Personal information
- Born: 20 January 1963 (age 63) Bjelovar, Croatia

Chess career
- Country: Germany (until 2006) Croatia (since 2006)
- Title: Grandmaster (2001)
- Peak rating: 2510 (July 2000)

= Mladen Muše =

Croatian chess grandmaster (born 1963)

Mladen Muše (born 20 January 1963) is a German (before 2006) and Croatian chess Grandmaster (2001).

== Chess career ==
In 1982, Muše won the bronze medal in the Federal Republic of Germany Junior Chess Championship in U20 age group in Dortmund. In 1985, 1987 and 1989 he won three Berlin City Chess Championships. Muše competed several times in the individual finals of the German Chess Championship, achieving his greatest success in 1991 in Bad Neuenahr-Ahrweiler, where he took 4th place (behind Vlastimil Hort, Jörg Hickl and Wolfgang Uhlmann). In 1999, he won German Blitz Chess Championship.

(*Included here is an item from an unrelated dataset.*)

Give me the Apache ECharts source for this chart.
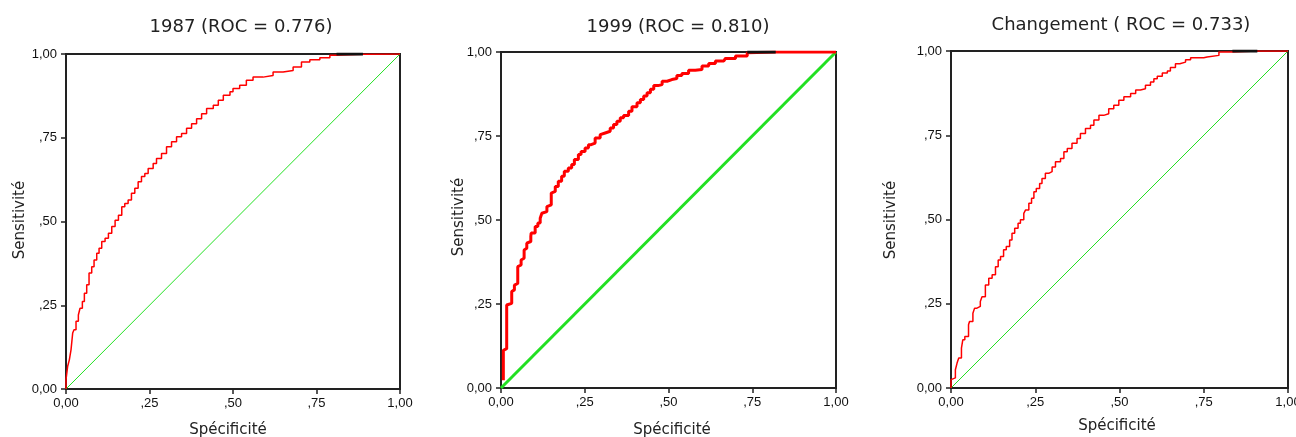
<!DOCTYPE html>
<html>
<head>
<meta charset="utf-8">
<script src="https://cdn.jsdelivr.net/npm/echarts@6/dist/echarts.min.js"></script>
<style>
  html, body { margin: 0; padding: 0; background: #fff; }
  #chart { width: 1296px; height: 437px; }
</style>
</head>
<body>
<div id="chart"></div>
<script>
/* ---- data ---- */
const titles = ['1987 (ROC = 0.776)', '1999 (ROC = 0.810)', 'Changement ( ROC = 0.733)'];
const tickLabels = ['0,00', ',25', ',50', ',75', '1,00'];

const spec1987 = [0, .005, .010, .015, .020, .024, .030, .037, .042, .049, .055, .062, .069, .077, .084, .092, .099, .107, .117, .127, .137, .147, .157, .167, .176, .186, .196, .206, .216, .226, .236, .246, .261, .271, .286, .301, .316, .331, .346, .361, .376, .391, .406, .421, .441, .456, .471, .491, .500, .520, .540, .560, .590, .620, .650, .680, .705, .730, .760, .790, .810, .889, 1];
const sens1987 = [0, .028, .068, .087, .117, .167, .177, .202, .221, .241, .261, .286, .311, .346, .365, .385, .405, .420, .440, .450, .465, .485, .504, .519, .544, .554, .564, .584, .599, .619, .634, .643, .658, .673, .688, .703, .723, .738, .753, .763, .778, .792, .807, .822, .837, .847, .862, .877, .887, .897, .907, .922, .931, .936, .946, .951, .961, .976, .983, .989, .996, .999, 1];

const spec1999 = [.007, .010, .017, .017, .022, .032, .032, .040, .042, .050, .052, .060, .062, .069, .070, .077, .082, .089, .090, .102, .110, .117, .122, .127, .137, .142, .150, .154, .162, .171, .181, .189, .201, .211, .219, .231, .239, .251, .261, .269, .281, .296, .301, .311, .326, .336, .346, .356, .366, .381, .391, .406, .416, .426, .436, .446, .456, .469, .481, .496, .510, .525, .540, .560, .580, .600, .620, .640, .665, .670, .700, .735, .740, .820, 1];
const sens1999 = [.023, .112, .117, .197, .247, .252, .287, .292, .306, .311, .361, .366, .381, .386, .411, .416, .431, .436, .451, .461, .481, .491, .505, .520, .525, .540, .545, .580, .585, .600, .615, .630, .645, .655, .665, .680, .695, .704, .714, .724, .729, .744, .754, .759, .764, .774, .784, .794, .804, .811, .824, .837, .849, .859, .869, .879, .889, .900, .903, .913, .918, .921, .930, .936, .946, .948, .958, .966, .973, .978, .981, .988, .998, 1, 1];

const specChg = [0, .003, .013, .018, .023, .031, .035, .041, .052, .055, .065, .070, .077, .087, .092, .102, .112, .122, .132, .140, .147, .156, .164, .174, .181, .189, .199, .206, .216, .221, .231, .239, .246, .253, .263, .270, .280, .290, .300, .310, .325, .335, .345, .359, .374, .384, .399, .414, .424, .439, .453, .468, .483, .498, .513, .533, .548, .562, .577, .592, .602, .612, .627, .642, .651, .666, .679, .696, .711, .750, .760, .795, .835, .909, 1];
const sensChg = [0, .025, .030, .054, .074, .089, .118, .143, .153, .188, .197, .222, .237, .242, .257, .271, .306, .326, .336, .360, .380, .390, .410, .420, .439, .459, .474, .489, .499, .518, .528, .548, .563, .582, .592, .607, .622, .637, .642, .656, .671, .681, .701, .711, .726, .740, .755, .770, .780, .795, .809, .814, .829, .839, .854, .864, .874, .884, .888, .898, .908, .918, .925, .935, .941, .951, .962, .967, .974, .980, .982, .987, .997, 1, 1];

// dark stretch of the top edge where the curve sits on 1,00
const topDark1987 = [.81, .889];
const topDark1999 = [.735, .82];
const topDarkChg = [.835, .909];

const diagonal = [0, 1];

/* ---- layout per panel ---- */
const panels = [
  { spec: spec1987, sens: sens1987, dark: topDark1987, grid: { left: 66, top: 54, width: 334, height: 335 }, curveW: 1.5, diagW: 1,
    title: [236, 13], yName: [20, 220], xName: [228, 430] },
  { spec: spec1999, sens: sens1999, dark: topDark1999, grid: { left: 501, top: 52, width: 335, height: 336 }, curveW: 3, diagW: 3,
    title: [673, 13], yName: [459, 217], xName: [672, 430] },
  { spec: specChg, sens: sensChg, dark: topDarkChg, grid: { left: 951, top: 51, width: 337, height: 337 }, curveW: 1.5, diagW: 1,
    title: [1116, 11], yName: [891, 220], xName: [1117, 426] }
];

const fmt = v => tickLabels[Math.round(v * 4)];
const axisBase = {
  type: 'value', min: 0, max: 1, interval: 0.25,
  splitLine: { show: false },
  axisLine: { show: true, onZero: false, lineStyle: { color: '#222', width: 2 } },
  axisTick: { show: true, length: 5, lineStyle: { color: '#222', width: 1.5 } },
  axisLabel: { formatter: fmt, color: '#111', fontSize: 13, fontFamily: 'Liberation Sans, Arial, sans-serif' }
};

const option = {
  animation: false,
  backgroundColor: '#fff',
  title: panels.map((p, i) => ({
    text: titles[i], left: p.title[0], top: p.title[1], textAlign: 'center',
    textStyle: { fontSize: 18, fontWeight: 'normal', color: '#222', fontFamily: 'DejaVu Sans, sans-serif' }
  })),
  grid: panels.map(p => Object.assign({ show: true, borderColor: '#222', borderWidth: 2, backgroundColor: '#fff',
    containLabel: false, outerBoundsMode: 'none' }, p.grid)),
  xAxis: panels.map((p, i) => Object.assign({}, axisBase, { gridIndex: i,
    axisLabel: Object.assign({}, axisBase.axisLabel, { margin: 8 }) })),
  yAxis: panels.map((p, i) => Object.assign({}, axisBase, { gridIndex: i,
    axisLabel: Object.assign({}, axisBase.axisLabel, { margin: 9 }) })),
  series: panels.flatMap((p, i) => [
    {
      type: 'line', xAxisIndex: i, yAxisIndex: i, symbol: 'none', silent: true,
      data: diagonal.map(v => [v, v]),
      lineStyle: { color: '#22e022', width: p.diagW }
    },
    {
      type: 'line', xAxisIndex: i, yAxisIndex: i, symbol: 'none', silent: true, step: 'start',
      data: p.spec.map((x, k) => [x, p.sens[k]]),
      lineStyle: { color: '#ff0000', width: p.curveW }
    },
    {
      type: 'line', xAxisIndex: i, yAxisIndex: i, symbol: 'none', silent: true,
      data: p.dark.map(x => [x, 1]),
      lineStyle: { color: '#111', width: 3 }
    }
  ]),
  graphic: panels.flatMap(p => [
    { type: 'text', x: p.yName[0], y: p.yName[1], rotation: Math.PI / 2,
      style: { text: 'Sensitivité', fill: '#222', font: '15px "DejaVu Sans", sans-serif', align: 'center', verticalAlign: 'middle' } },
    { type: 'text', x: p.xName[0], y: p.xName[1],
      style: { text: 'Spécificité', fill: '#222', font: '15px "DejaVu Sans", sans-serif', align: 'center', verticalAlign: 'middle' } }
  ])
};

const chart = echarts.init(document.getElementById('chart'), null, { renderer: 'canvas' });
chart.setOption(option);
</script>
</body>
</html>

Muše's individual successes in international chess tournaments include:
- 1st place in Teslić (1987),
- 1st place in Budapest (1990),
- 1st place in Altensteig (1993),
- shared 2nd place in Vinkovci (1993, after Iván Faragó, together with Ognjen Cvitan, Krunoslav Hulak, Vlatko Kovačević and Gyula Sax),
- shared 1st place in Barlinek (1997, memorial of Emanuel Lasker, together with Marek Oliwa, Aleksander Czerwoński and Andrei Maksimenko),
- shared 1st place in Wemding (1998, together with, among others, Alexei Barsov and Rainer Polzin),
- shared 1st place in Berlin (1999, together with Roman Slobodjan, Peter Wells and Edvīns Ķeņģis),
- 1st place in Split (2000),
- shared 1st place in Travemünde (2003, together with, among others, Paweł Jaracz, Normunds Miezis and Sergey Kalinitschew).

Muše achieved the highest rating in his career so far on 1 July 2000, with a score of 2510 points, he was then 27th -28th place among German chess players.